The area of revocation of the registration of a third party on the basis of non-use is one which appeared to many to have divergent paths in the UK and in Europe.  Many in the UK believed that where a UK trade mark was involved, any use was sufficient to defeat a claim that a mark had not been used and that where the trade mark was a CTM a certain level of use had to be shown.  Given that both systems relied upon the same law, this could not be correct.

Anna Carboni, acting as the Appointed Person at the UKIPO, has recently given her decision in a case which reconciles the position and makes it clear that in the UK, it was never a case that any use was good enough to defeat a claim that a registration had not been genuinely used (http://tinyurl.com/ybvnq8o).  It also underlines the need to challenge evidence filed by the other party at the correct time and in the correct manner.

The owners of the SANT AMBROEUS mark defended a claim that their UK registration of this mark should be revoked for non-use by submitting evidence of a few instances of use.  The Hearing Officer held that all but one of those instances could not be held to be use in the UK, so only one instance remained.  This, the Hearing Officer held, was not enough use to maintain a market for the relevant goods, and he ordered that the registration be revoked completely.  The owners of the registration appealed to the Appointed Person of the UKIPO, saying that the case law provided that any use in the UK, so long as it was not “sham” use, was enough to be deemed genuine.

Rejecting the argument that one instance of sales would suffice, the Appointed Person said that such use may be enough to maintain a registration, but it may not – following earlier cases it will depend on the surrounding circumstances, including the size of the market and other activities of the trade mark owner to try to maintain the market for the product or service (such as advertising).  She could not find that the Hearing Officer was wrong to make the conclusion that the single instance was insufficient.

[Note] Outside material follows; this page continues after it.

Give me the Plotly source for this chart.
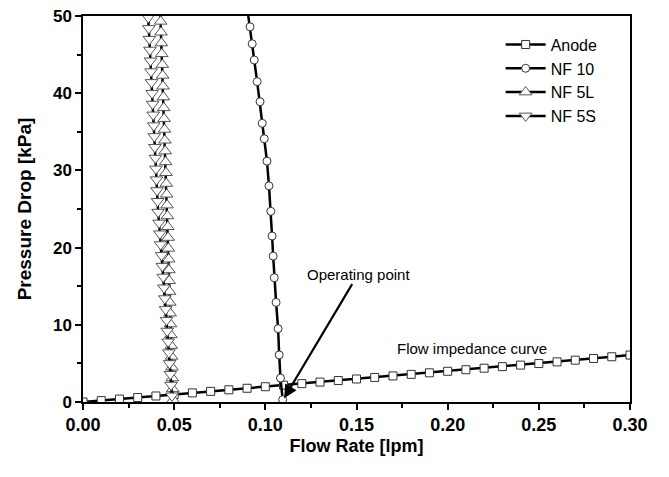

HOWEVER… the Appointed Person did find that the Hearing Officer had erred in rejecting some of the other evidence.  The company that had applied to revoke the registration had convinced the Hearing Officer to effectively disbelieve the trade mark owner (and discount some evidence) without them either providing evidence to counter the trade mark owner’s evidence, seeking clarification of the trade mark owner’s evidence or asking to cross-examine the witness for the trade mark owner. 

In those circumstances, it was not open to the Hearing Officer to disbelieve the trade mark owner unless its evidence was incredible (which it was not).  As a result the Appointed Person reviewed the proof of use (including these further invoices) and held that the registration had been used, albeit not for all of the goods for which the mark was registered.